Job: Restate each line of the listing exactly, without carrying over any pictures.

Data lines:
• • •

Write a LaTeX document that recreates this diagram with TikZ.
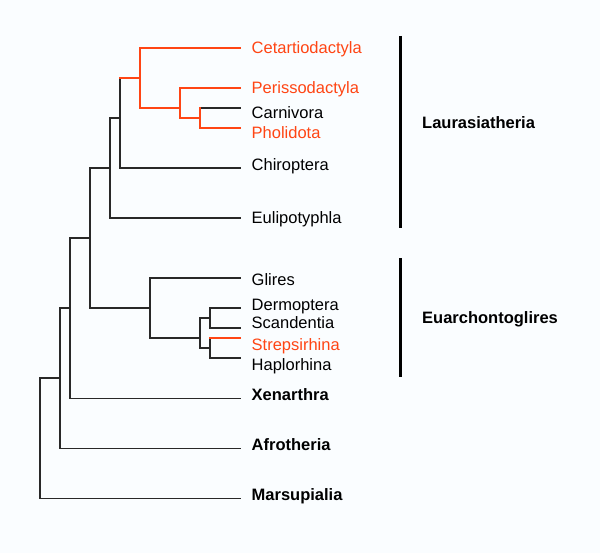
\documentclass[tikz,border=0pt]{standalone}
\usepackage{fontspec}
\setmainfont{Liberation Sans}
\definecolor{orng}{RGB}{255,69,20}
\definecolor{ink}{RGB}{40,40,40}
\definecolor{bg}{RGB}{250,253,255}
\begin{document}
\begin{tikzpicture}[x=1pt,y=-1pt,
  branch/.style={draw=ink, line width=1.6pt, line cap=rect},
  hot/.style={draw=orng, line width=1.6pt, line cap=rect},
  leaf/.style={anchor=base west, inner sep=0pt, font=\fontsize{16.5}{19}\selectfont},
  hotleaf/.style={leaf, text=orng},
  clade/.style={anchor=base west, inner sep=0pt, font=\fontsize{16.5}{19}\selectfont\bfseries},
  bar/.style={draw=black, line width=3pt}]
\fill[bg] (0,0) rectangle (600,553);
\useasboundingbox (0,0) rectangle (600,553);

% leaf ends
\coordinate (eCet) at (240,48.3);
\coordinate (ePer) at (240,88.3);
\coordinate (eCar) at (240,108.3);
\coordinate (ePho) at (240,128.3);
\coordinate (eChi) at (240,168.3);
\coordinate (eEul) at (240,218.3);
\coordinate (eGli) at (240,278.3);
\coordinate (eDer) at (240,308.3);
\coordinate (eSca) at (240,328.3);
\coordinate (eStr) at (240,338.3);
\coordinate (eHap) at (240,358.3);
\coordinate (eXen) at (240,398.3);
\coordinate (eAfr) at (240,448.3);
\coordinate (eMar) at (240,498.3);

% internal nodes
\coordinate (n200) at (200,118.3);
\coordinate (n180) at (180,108.3);
\coordinate (n140) at (140,78.3);
\coordinate (n120) at (120,118.3);
\coordinate (n110) at (110,168.3);
\coordinate (n210a) at (210,318.3);
\coordinate (n210b) at (210,348.3);
\coordinate (n200b) at (200,338.3);
\coordinate (n150) at (150,308.3);
\coordinate (n90) at (90,238.3);
\coordinate (n70) at (70,308.3);
\coordinate (n60) at (60,378.3);
\coordinate (n40) at (40,438.3);

% black branches
\draw[branch] (n120 |- n140) -- (n120 |- eChi);
\draw[branch] (n120 |- eChi) -- (eChi);
\draw[branch] (n110 |- n120) -- (n110 |- eEul);
\draw[branch] (n110 |- n120) -- (n120);
\draw[branch] (n110 |- eEul) -- (eEul);
\draw[branch] (n90 |- n110) -- (n90 |- n150);
\draw[branch] (n90 |- n110) -- (n110);
\draw[branch] (n90 |- n150) -- (n150);
\draw[branch] (n70 |- n90) -- (n70 |- eXen);
\draw[branch] (n70 |- n90) -- (n90);
\draw[branch] (n70 |- eXen) -- (eXen);
\draw[branch] (n60 |- n70) -- (n60 |- eAfr);
\draw[branch] (n60 |- n70) -- (n70);
\draw[branch] (n60 |- eAfr) -- (eAfr);
\draw[branch] (n40 |- n60) -- (n40 |- eMar);
\draw[branch] (n40 |- n60) -- (n60);
\draw[branch] (n40 |- eMar) -- (eMar);
\draw[branch] (n150 |- eGli) -- (n150 |- n200b);
\draw[branch] (n150 |- eGli) -- (eGli);
\draw[branch] (n150 |- n200b) -- (n200b);
\draw[branch] (n200b |- n210a) -- (n200b |- n210b);
\draw[branch] (n200b |- n210a) -- (n210a);
\draw[branch] (n200b |- n210b) -- (n210b);
\draw[branch] (n210a |- eDer) -- (n210a |- eSca);
\draw[branch] (n210a |- eDer) -- (eDer);
\draw[branch] (n210a |- eSca) -- (eSca);
\draw[branch] (n210b |- eStr) -- (n210b |- eHap);
\draw[branch] (n210b |- eHap) -- (eHap);
\draw[branch] (n200 |- eCar) -- (eCar);

% orange branches
\draw[hot] (n210b |- eStr) -- (eStr);
\draw[hot] (n120 |- n140) -- (n140);
\draw[hot] (n140 |- eCet) -- (n140 |- n180);
\draw[hot] (n140 |- eCet) -- (eCet);
\draw[hot] (n140 |- n180) -- (n180);
\draw[hot] (n180 |- ePer) -- (n180 |- n200);
\draw[hot] (n180 |- ePer) -- (ePer);
\draw[hot] (n180 |- n200) -- (n200);
\draw[hot] (n200 |- eCar) -- (n200 |- ePho);
\draw[hot] (n200 |- ePho) -- (ePho);

% leaf labels
\node[hotleaf] (lCet) at (251.5,54) {Cetartiodactyla};
\node[hotleaf] (lPer) at (251.5,93.3) {Perissodactyla};
\node[leaf] (lCar) at (251.5,118.3) {Carnivora};
\node[hotleaf] (lPho) at (251.5,138.7) {Pholidota};
\node[leaf] (lChi) at (251.5,170.7) {Chiroptera};
\node[leaf] (lEul) at (251.5,224) {Eulipotyphla};
\node[leaf] (lGli) at (251.5,286) {Glires};
\node[leaf] (lDer) at (251.5,310.7) {Dermoptera};
\node[leaf] (lSca) at (251.5,328.3) {Scandentia};
\node[hotleaf] (lStr) at (251.5,350.7) {Strepsirhina};
\node[leaf] (lHap) at (251.5,370.7) {Haplorhina};
\node[clade] (lXen) at (251.5,400.7) {Xenarthra};
\node[clade] (lAfr) at (251.5,450.7) {Afrotheria};
\node[clade] (lMar) at (251.5,500.7) {Marsupialia};

% group bars and labels
\coordinate (bLtop) at (400,36);
\coordinate (bLbot) at (400,228.3);
\coordinate (bEtop) at (400,258.3);
\coordinate (bEbot) at (400,377.3);
\draw[bar] (bLtop) -- (bLbot);
\draw[bar] (bEtop) -- (bEbot);
\node[clade] (gLau) at (422,128.7) {Laurasiatheria};
\node[clade] (gEua) at (422,324) {Euarchontoglires};
\end{tikzpicture}
\end{document}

• • •

Expected answer:
Write a LaTeX document that recreates this diagram with TikZ.
\documentclass[tikz,border=0pt]{standalone}
\usepackage{fontspec}
\setmainfont{Liberation Sans}
\definecolor{orng}{RGB}{255,69,20}
\definecolor{ink}{RGB}{40,40,40}
\definecolor{bg}{RGB}{250,253,255}
\begin{document}
\begin{tikzpicture}[x=1pt,y=-1pt,
  branch/.style={draw=ink, line width=1.6pt, line cap=rect},
  hot/.style={draw=orng, line width=1.6pt, line cap=rect},
  leaf/.style={anchor=base west, inner sep=0pt, font=\fontsize{16.5}{19}\selectfont},
  hotleaf/.style={leaf, text=orng},
  clade/.style={anchor=base west, inner sep=0pt, font=\fontsize{16.5}{19}\selectfont\bfseries},
  bar/.style={draw=black, line width=3pt}]
\fill[bg] (0,0) rectangle (600,553);
\useasboundingbox (0,0) rectangle (600,553);

% leaf ends
\coordinate (eCet) at (240,48.3);
\coordinate (ePer) at (240,88.3);
\coordinate (eCar) at (240,108.3);
\coordinate (ePho) at (240,128.3);
\coordinate (eChi) at (240,168.3);
\coordinate (eEul) at (240,218.3);
\coordinate (eGli) at (240,278.3);
\coordinate (eDer) at (240,308.3);
\coordinate (eSca) at (240,328.3);
\coordinate (eStr) at (240,338.3);
\coordinate (eHap) at (240,358.3);
\coordinate (eXen) at (240,398.3);
\coordinate (eAfr) at (240,448.3);
\coordinate (eMar) at (240,498.3);

% internal nodes
\coordinate (n200) at (200,118.3);
\coordinate (n180) at (180,108.3);
\coordinate (n140) at (140,78.3);
\coordinate (n120) at (120,118.3);
\coordinate (n110) at (110,168.3);
\coordinate (n210a) at (210,318.3);
\coordinate (n210b) at (210,348.3);
\coordinate (n200b) at (200,338.3);
\coordinate (n150) at (150,308.3);
\coordinate (n90) at (90,238.3);
\coordinate (n70) at (70,308.3);
\coordinate (n60) at (60,378.3);
\coordinate (n40) at (40,438.3);

% black branches
\draw[branch] (n120 |- n140) -- (n120 |- eChi);
\draw[branch] (n120 |- eChi) -- (eChi);
\draw[branch] (n110 |- n120) -- (n110 |- eEul);
\draw[branch] (n110 |- n120) -- (n120);
\draw[branch] (n110 |- eEul) -- (eEul);
\draw[branch] (n90 |- n110) -- (n90 |- n150);
\draw[branch] (n90 |- n110) -- (n110);
\draw[branch] (n90 |- n150) -- (n150);
\draw[branch] (n70 |- n90) -- (n70 |- eXen);
\draw[branch] (n70 |- n90) -- (n90);
\draw[branch] (n70 |- eXen) -- (eXen);
\draw[branch] (n60 |- n70) -- (n60 |- eAfr);
\draw[branch] (n60 |- n70) -- (n70);
\draw[branch] (n60 |- eAfr) -- (eAfr);
\draw[branch] (n40 |- n60) -- (n40 |- eMar);
\draw[branch] (n40 |- n60) -- (n60);
\draw[branch] (n40 |- eMar) -- (eMar);
\draw[branch] (n150 |- eGli) -- (n150 |- n200b);
\draw[branch] (n150 |- eGli) -- (eGli);
\draw[branch] (n150 |- n200b) -- (n200b);
\draw[branch] (n200b |- n210a) -- (n200b |- n210b);
\draw[branch] (n200b |- n210a) -- (n210a);
\draw[branch] (n200b |- n210b) -- (n210b);
\draw[branch] (n210a |- eDer) -- (n210a |- eSca);
\draw[branch] (n210a |- eDer) -- (eDer);
\draw[branch] (n210a |- eSca) -- (eSca);
\draw[branch] (n210b |- eStr) -- (n210b |- eHap);
\draw[branch] (n210b |- eHap) -- (eHap);
\draw[branch] (n200 |- eCar) -- (eCar);

% orange branches
\draw[hot] (n210b |- eStr) -- (eStr);
\draw[hot] (n120 |- n140) -- (n140);
\draw[hot] (n140 |- eCet) -- (n140 |- n180);
\draw[hot] (n140 |- eCet) -- (eCet);
\draw[hot] (n140 |- n180) -- (n180);
\draw[hot] (n180 |- ePer) -- (n180 |- n200);
\draw[hot] (n180 |- ePer) -- (ePer);
\draw[hot] (n180 |- n200) -- (n200);
\draw[hot] (n200 |- eCar) -- (n200 |- ePho);
\draw[hot] (n200 |- ePho) -- (ePho);

% leaf labels
\node[hotleaf] (lCet) at (251.5,54) {Cetartiodactyla};
\node[hotleaf] (lPer) at (251.5,93.3) {Perissodactyla};
\node[leaf] (lCar) at (251.5,118.3) {Carnivora};
\node[hotleaf] (lPho) at (251.5,138.7) {Pholidota};
\node[leaf] (lChi) at (251.5,170.7) {Chiroptera};
\node[leaf] (lEul) at (251.5,224) {Eulipotyphla};
\node[leaf] (lGli) at (251.5,286) {Glires};
\node[leaf] (lDer) at (251.5,310.7) {Dermoptera};
\node[leaf] (lSca) at (251.5,328.3) {Scandentia};
\node[hotleaf] (lStr) at (251.5,350.7) {Strepsirhina};
\node[leaf] (lHap) at (251.5,370.7) {Haplorhina};
\node[clade] (lXen) at (251.5,400.7) {Xenarthra};
\node[clade] (lAfr) at (251.5,450.7) {Afrotheria};
\node[clade] (lMar) at (251.5,500.7) {Marsupialia};

% group bars and labels
\coordinate (bLtop) at (400,36);
\coordinate (bLbot) at (400,228.3);
\coordinate (bEtop) at (400,258.3);
\coordinate (bEbot) at (400,377.3);
\draw[bar] (bLtop) -- (bLbot);
\draw[bar] (bEtop) -- (bEbot);
\node[clade] (gLau) at (422,128.7) {Laurasiatheria};
\node[clade] (gEua) at (422,324) {Euarchontoglires};
\end{tikzpicture}
\end{document}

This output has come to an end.